Oltre alla somministrazione di droghe, il progetto sondò anche le diverse possibilità offerte dalla deprivazione sensoriale, dall’ipnosi, dalla privazione del sonno e dagli abusi verbali e fisici. Che tipo di osservazioni scientifiche si potevano trarre da simili esperimenti? Che valore aveva questa ricerca? Quando la CIA ammise pubblicamente, fra il 1975 e il 1977, l’esistenza del progetto MKULTRA e offrì le sue scuse, confessò anche che tutte queste ricerche non avevano portato ad alcun risultato concreto. Gli agenti a capo degli esperimenti, si scoprì, non avevano nemmeno le qualifiche necessarie per essere degli osservatori scientificamente attendibili. Quindi la massiccia operazione, dal costo stimato di più di 10 milioni di dollari, e che aveva coinvolto numerose multinazionali farmaceutiche e distrutto la vita a molti civili divenuti cavie, non era servita a nulla.
Nonostante la declassificazione di molti documenti, iniziata nel 1977, e le ammissioni della CIA, c’è chi è pronto a giurare che la “confessione” sia un ulteriore depistaggio, e che il progetto MKULTRA non sia mai stato chiuso: continuerebbe ancora, sotto diverso nome, per mettere a punto metodi sempre più perfezionati di controllo della mente.
Ma la cosa forse più curiosa è un effetto boomerang che la CIA non poteva prevedere, e che cambiò la storia. Come ricordato, non tutti i soggetti degli esperimenti di MKULTRA erano vittime ignare. Fra i volontari che si sottoposero ad alcuni test con l’LSD in California, c’era anche un giovane studente della Stanford University.
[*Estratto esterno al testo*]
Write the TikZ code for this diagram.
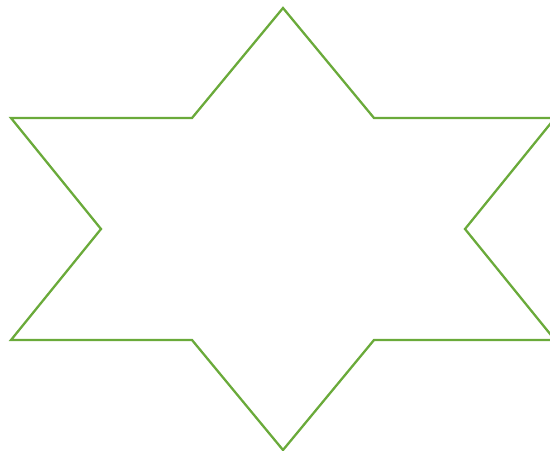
\documentclass[tikz,border=0pt]{standalone}
\usepackage{tikz}
\definecolor{stargreen}{RGB}{106,170,58}

\begin{document}
\begin{tikzpicture}[x=0.02cm, y=-0.02cm]
        \useasboundingbox (0,0) rectangle (550,450);
        \clip (0,0) rectangle (550,450);
        % hexagram, centre (283,229), right tip runs past the edge
        \draw[stargreen, line width=1.3pt, line join=miter]
          (283,8) -- (374,118) -- (555,118) -- (465,229) -- (555,340)
          -- (374,340) -- (283,450) -- (192,340) -- (11,340)
          -- (101,229) -- (11,118) -- (192,118) -- cycle;
      \end{tikzpicture}
\end{document}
Questo ragazzo, sconvolto dal potenziale della droga, decise che avrebbe cercato di promuovere l’LSD anche al di fuori di MKULTRA. Lo studente era Ken Kesey, autore di Qualcuno volò sul nido del cuculo, che di lì a poco avrebbe fondato i Merry Pranksters e girato gli Stati Uniti portando follia e buonumore su un furgoncino multicolore, dispensando dosi gratuite di LSD a chiunque volesse provare. Grazie a Kesey cominciò la rivoluzione degli anni ’60, la pacifica ribellione hippie, e la cosiddetta psichedelia che cambiò volto alla società, alla musica, alla politica e alla cultura.
Da un terribile progetto segreto militare per il controllo della mente, quindi, nacque paradossalmente un movimento che in pochi anni conquistò il mondo; milioni di ragazzi cominciarono a predicare la liberazione della mente, l’espansione e l’allargamento della coscienza, l’uguaglianza dei diritti, il sesso libero, la convivenza pacifica e l’affrancamento da qualsiasi organizzazione militare o politica. Non esattamente quello che i vertici della CIA, con tutte le loro sofisticate conoscenze, avevano sperato di ottenere.